US President Donald Trump.

 

   US President Donald Trump turned up the heat Thursday on Republican leaders in Congress, accusing them of foot-dragging on his key priorities, in an intensifying feud that puts his policy agenda in jeopardy.
When lawmakers return from summer recess on September 5, a deeply divided Congress will need to come together by month’s end to fund the government into 2018 and raise the legal cap on federal borrowing in order to avoid a debt default.

Republicans desperate for a major legislative victory under the new president also want to rewrite the tax code and improve American infrastructure — making for a hefty autumn workload on Capitol Hill.
But as the critical showdown looms, Trump has clashed with and antagonized members of his own party, while threatening a shutdown of the federal government unless he gets funding for his promised US-Mexico border wall.
“Believe me, if we have to close down our government, we’re building that wall,” Trump warned Tuesday in an angry and divisive speech at an Arizona rally that made some Republicans wince.


Over the past week, Trump has widened an already yawning rift with congressional leaders like top Republican Senator Mitch McConnell — who he attacked once again Thursday, using the bully pulpit of Twitter.
The president castigated both the Senate majority leader and Paul Ryan, the speaker of the House of Representatives, for not taking his advice to tie crucial debt ceiling legislation to a popular veterans bill that recently passed Congress.
“Could have been so easy — now a mess!” Trump tweeted.
Now, the threat of a shutdown less than six weeks from now will weigh heavily on the negotiations.
‘Most people’ don’t want shutdown
The White House is demanding that the government funding bill include credits for Trump’s border wall — a call opposed by Democrats who have the power to block the bill in the Senate, triggering a shutdown on October 1.
Both McConnell and Ryan have sought to downplay divisions with Trump — and talk of either any shutdown or a debt default, which would be the first in US history.
“I don’t think a government shutdown is necessary, and I don’t think most people want to see a government shutdown, ourselves included,” Ryan told reporters Wednesday.
McConnell has meanwhile insisted he and the president are on the same page, after an explosive New York Times report suggested their relationship had rapidly deteriorated.
“Anyone who suggests otherwise is clearly not part of the conversation,” McConnell said in a statement Wednesday.
But the following day, the White House essentially doubled down, refusing to say that Trump had backed away from his shutdown threat over the wall.
“He campaigned on the wall, he won on talking about building a wall.
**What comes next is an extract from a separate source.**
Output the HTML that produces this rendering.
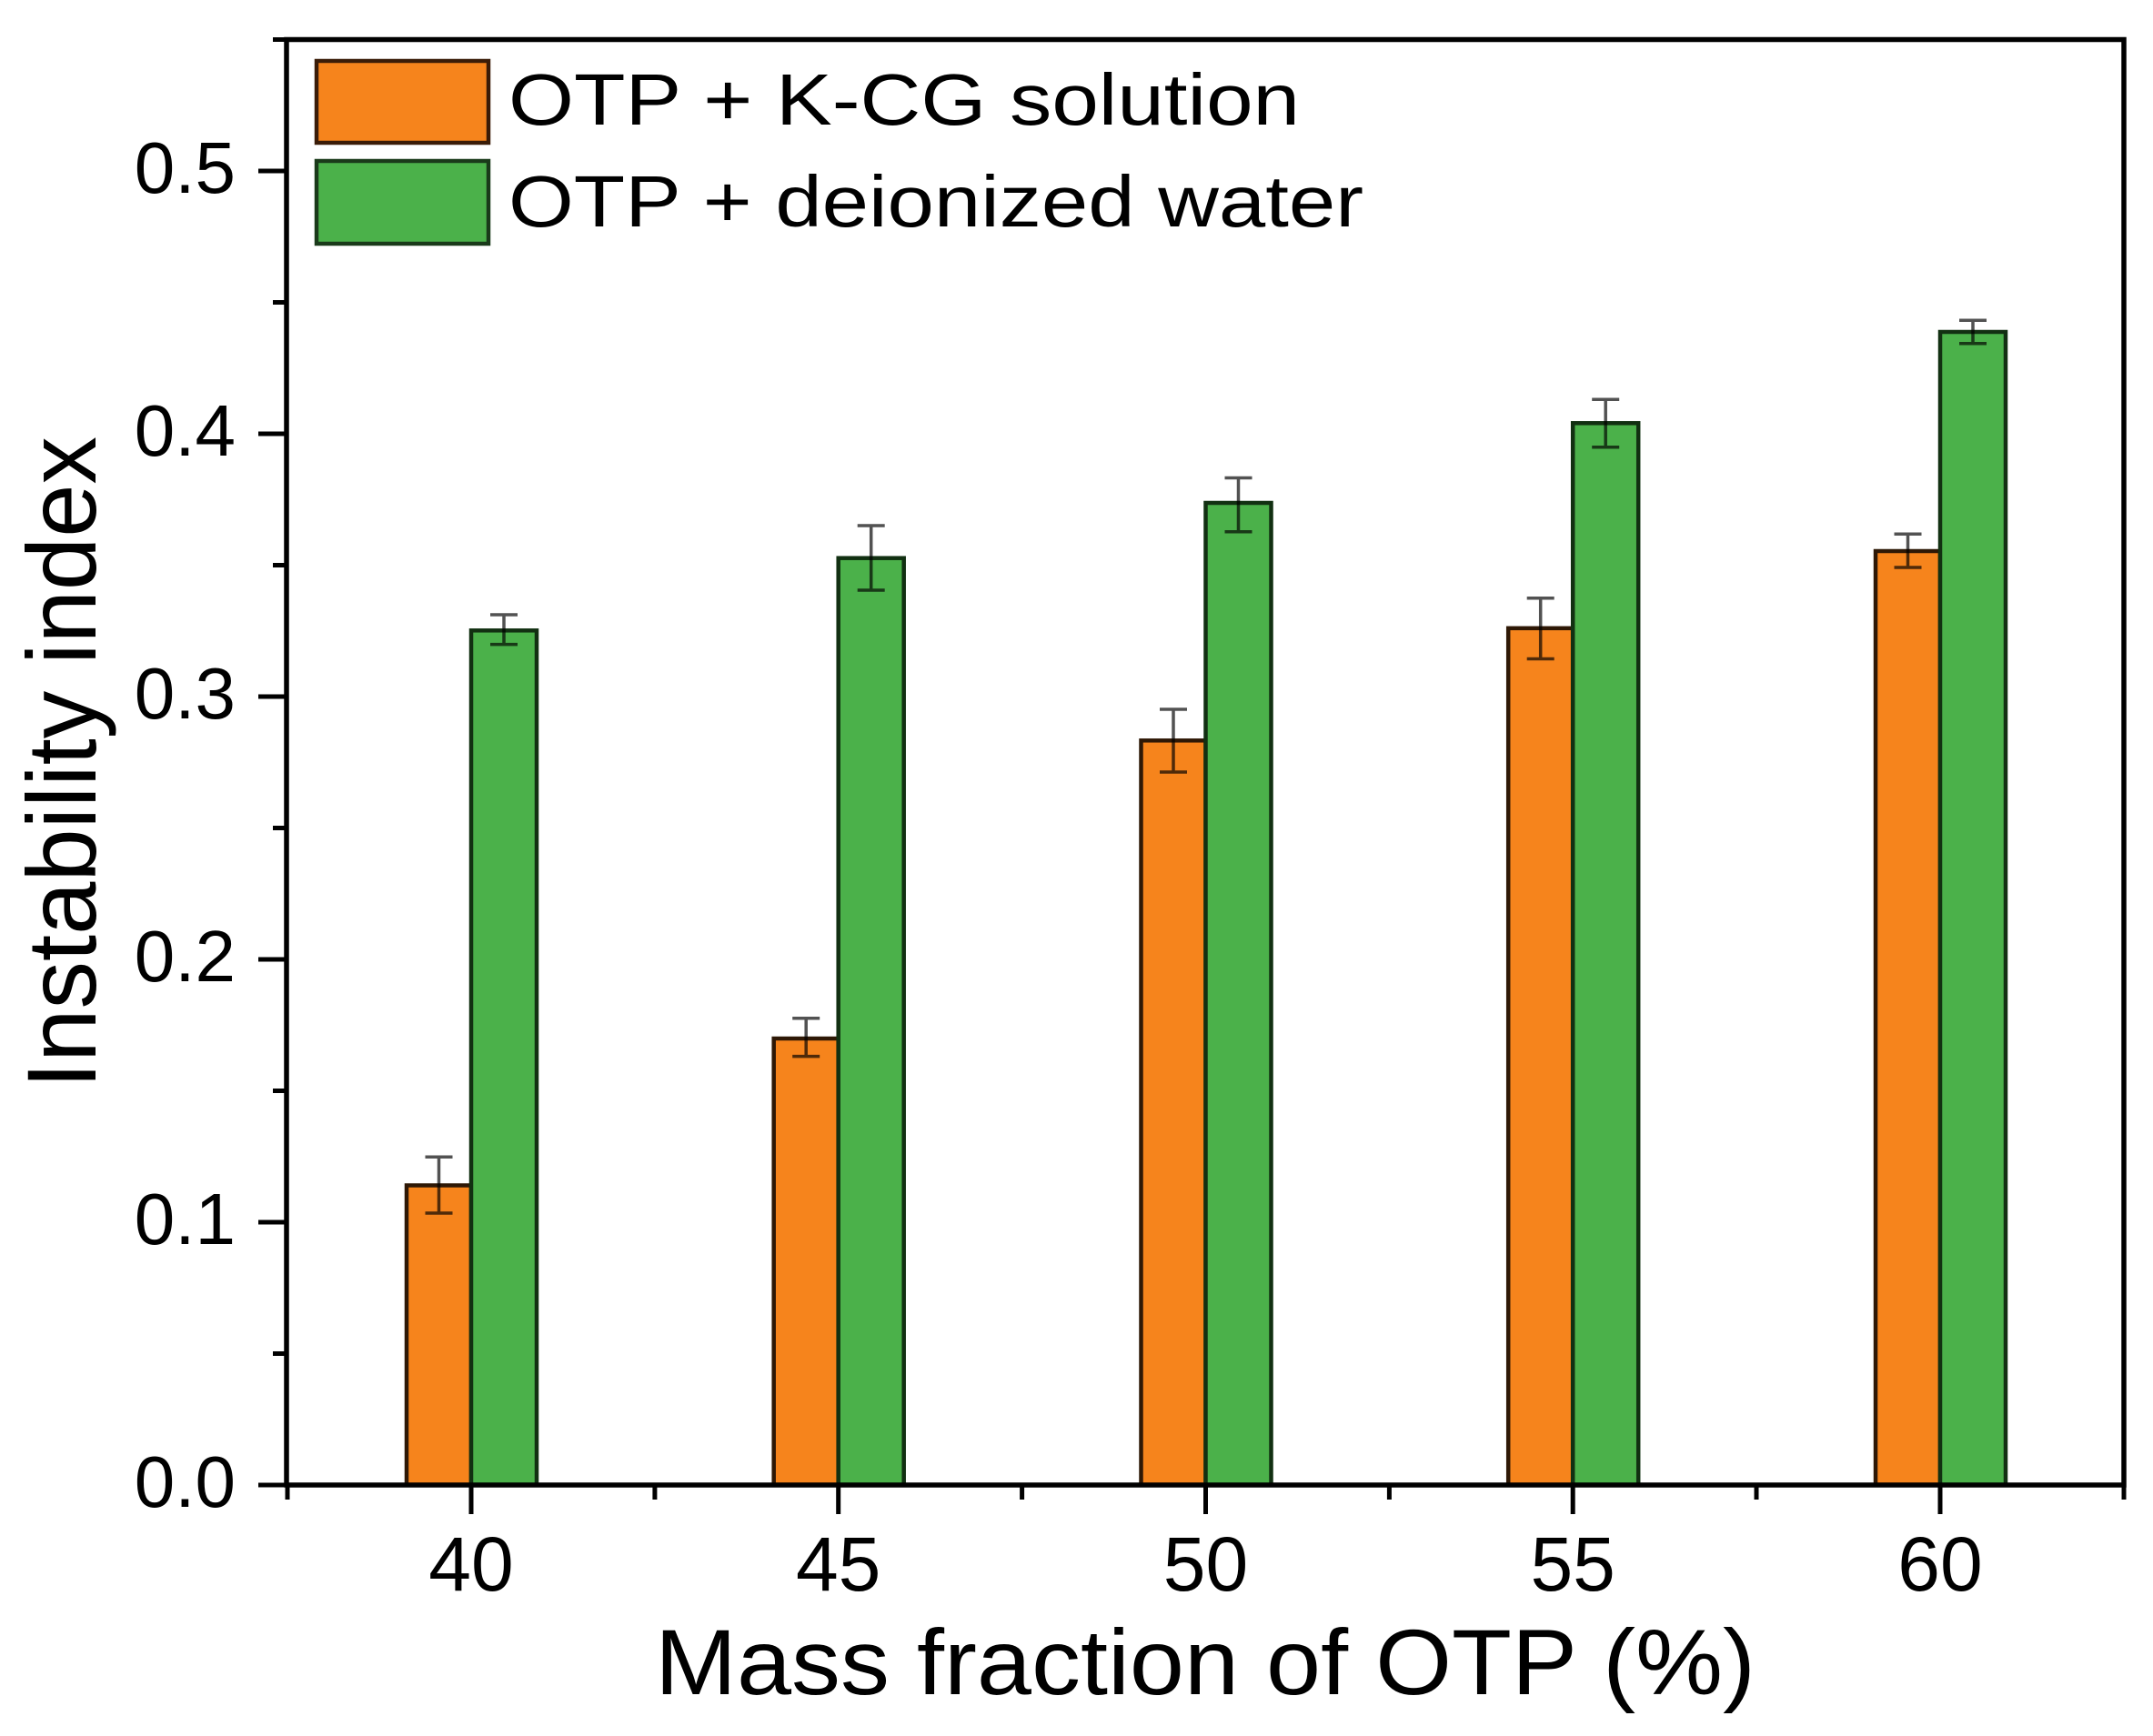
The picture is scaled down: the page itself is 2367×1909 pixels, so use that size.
<!DOCTYPE html>
<html>
<head>
<meta charset="utf-8">
<style>
  html, body { margin: 0; padding: 0; background: #ffffff; }
  svg { display: block; }
  text { font-family: "Liberation Sans", Arial, sans-serif; fill: #000; }
</style>
</head>
<body>
<svg width="2367" height="1909" viewBox="0 0 2367 1909" xmlns="http://www.w3.org/2000/svg">
  <rect x="0" y="0" width="2367" height="1909" fill="#ffffff"/>

  <!-- Bars -->
  <g stroke-width="4.5" stroke-linejoin="miter">
    <!-- 40 -->
    <rect x="447" y="1303.5" width="71" height="329.5" fill="#F6841C" stroke="#2e1806"/>
    <rect x="518" y="693.3" width="72" height="939.7" fill="#4BB14A" stroke="#123012"/>
    <!-- 45 -->
    <rect x="850.7" y="1142" width="71" height="491" fill="#F6841C" stroke="#2e1806"/>
    <rect x="921.7" y="613.7" width="72" height="1019.3" fill="#4BB14A" stroke="#123012"/>
    <!-- 50 -->
    <rect x="1254.5" y="814.3" width="71" height="818.7" fill="#F6841C" stroke="#2e1806"/>
    <rect x="1325.5" y="553" width="72" height="1080" fill="#4BB14A" stroke="#123012"/>
    <!-- 55 -->
    <rect x="1658.2" y="690.8" width="71" height="942.2" fill="#F6841C" stroke="#2e1806"/>
    <rect x="1729.2" y="465.3" width="72" height="1167.7" fill="#4BB14A" stroke="#123012"/>
    <!-- 60 -->
    <rect x="2062" y="606" width="71" height="1027" fill="#F6841C" stroke="#2e1806"/>
    <rect x="2133" y="365" width="72" height="1268" fill="#4BB14A" stroke="#123012"/>
  </g>

  <!-- Error bars -->
  <g stroke="#000" stroke-opacity="0.68" stroke-width="3.5" fill="none">
    <!-- 40 orange -->
    <path d="M482.5 1272.3 V1334 M467.5 1272.3 H497.5 M467.5 1334 H497.5"/>
    <!-- 40 green -->
    <path d="M554 676 V708.6 M539 676 H569 M539 708.6 H569"/>
    <!-- 45 orange -->
    <path d="M886.2 1119.8 V1161.6 M871.2 1119.8 H901.2 M871.2 1161.6 H901.2"/>
    <!-- 45 green -->
    <path d="M957.7 578 V649 M942.7 578 H972.7 M942.7 649 H972.7"/>
    <!-- 50 orange -->
    <path d="M1290 780 V849 M1275 780 H1305 M1275 849 H1305"/>
    <!-- 50 green -->
    <path d="M1361.5 525.5 V584.7 M1346.5 525.5 H1376.5 M1346.5 584.7 H1376.5"/>
    <!-- 55 orange -->
    <path d="M1693.7 657.7 V724.5 M1678.7 657.7 H1708.7 M1678.7 724.5 H1708.7"/>
    <!-- 55 green -->
    <path d="M1765.2 439.3 V491.8 M1750.2 439.3 H1780.2 M1750.2 491.8 H1780.2"/>
    <!-- 60 orange -->
    <path d="M2097.5 587.3 V624 M2082.5 587.3 H2112.5 M2082.5 624 H2112.5"/>
    <!-- 60 green -->
    <path d="M2169 352.3 V377.7 M2154 352.3 H2184 M2154 377.7 H2184"/>
  </g>

  <!-- Axes frame -->
  <g stroke="#000" stroke-width="5.5" fill="none" stroke-linecap="square">
    <path d="M315 43.5 H2335 V1633 H315 Z"/>
  </g>

  <!-- Y ticks -->
  <g stroke="#000" stroke-width="5" fill="none">
    <!-- major -->
    <path d="M284 1633 H315 M284 1344 H315 M284 1055 H315 M284 766 H315 M284 477 H315 M284 188 H315"/>
    <!-- minor -->
    <path d="M300 1488.5 H315 M300 1199.5 H315 M300 910.5 H315 M300 621.5 H315 M300 332.5 H315 M300 43.5 H315"/>
  </g>

  <!-- X ticks -->
  <g stroke="#000" stroke-width="5" fill="none">
    <!-- major -->
    <path d="M518 1633 V1665 M921.7 1633 V1665 M1325.5 1633 V1665 M1729.2 1633 V1665 M2133 1633 V1665"/>
    <!-- minor -->
    <path d="M316 1633 V1649 M719.9 1633 V1649 M1123.6 1633 V1649 M1527.4 1633 V1649 M1931 1633 V1649 M2335 1633 V1649"/>
  </g>

  <!-- Y tick labels -->
  <g font-size="80" text-anchor="end">
    <text x="259" y="1657">0.0</text>
    <text x="259" y="1368">0.1</text>
    <text x="259" y="1079">0.2</text>
    <text x="259" y="790">0.3</text>
    <text x="259" y="501">0.4</text>
    <text x="259" y="212">0.5</text>
  </g>

  <!-- X tick labels -->
  <g font-size="84" text-anchor="middle">
    <text x="518" y="1749">40</text>
    <text x="921.7" y="1749">45</text>
    <text x="1325.5" y="1749">50</text>
    <text x="1729.2" y="1749">55</text>
    <text x="2133" y="1749">60</text>
  </g>

  <!-- Axis titles -->
  <text x="720" y="1863" font-size="102" textLength="1210" lengthAdjust="spacingAndGlyphs">Mass fraction of OTP (%)</text>
  <text transform="translate(105,838.5) rotate(-90)" x="0" y="0" font-size="108" text-anchor="middle" textLength="717" lengthAdjust="spacingAndGlyphs">Instability index</text>

  <!-- Legend -->
  <rect x="348" y="67" width="189" height="90" fill="#F6841C" stroke="#3a1c08" stroke-width="4.5"/>
  <rect x="348" y="177" width="189" height="91" fill="#4BB14A" stroke="#1a3a1a" stroke-width="4.5"/>
  <text x="559" y="137" font-size="80" textLength="870" lengthAdjust="spacingAndGlyphs">OTP + K-CG solution</text>
  <text x="559" y="249" font-size="80" textLength="940" lengthAdjust="spacingAndGlyphs">OTP + deionized water</text>
</svg>
</body>
</html>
And he’s going to make sure that that gets done,” spokeswoman Sarah Huckabee Sanders told reporters.
‘Political dysfunction’
With tensions building two weeks before lawmakers return to Washington, Trump appeared unwilling to draw a line under his feud with McConnell, berating him Thursday for coming up short in an effort to dismantle Barack Obama’s health care law.
“The only problem I have with Mitch McConnell is that, after hearing Repeal & Replace for 7 years, he failed!” Trump tweeted.
Beyond the party leadership, the US president has publicly attacked a string of Republican lawmakers — including Senators John McCain, Jeff Flake, Lindsey Graham, Dean Heller, Susan Collins and Lisa Murkowski — at the risk of weakening his chances of driving legislation through Congress.
Other Republicans have meanwhile grown more assertive in their criticism of the president, following the furor triggered by his equivocal response to the violence at a white nationalist rally in Charlottesville, Virginia earlier this month.
Senate Foreign Relations Committee chairman Bob Corker last week said Trump had yet to demonstrate “the stability, nor some of the competence” needed to be a successful leader.
While Sanders insisted relations between the president and Republican were “fine,” she bristled when asked about Corker’s criticism, calling it “ridiculous and outrageous.”
Top Democrats meanwhile urged Republican leaders to act responsibly and commit to avoiding a government default.
“Republicans need to stop the chaos and sort themselves out in a hurry,” House Minority Leader Nancy Pelosi said Thursday.
Passage of the government spending bill will require support from Democrats, who oppose inserting border wall funding into the legislation, and are also opposed to spending cuts as a condition for raising the debt ceiling, as some conservatives want.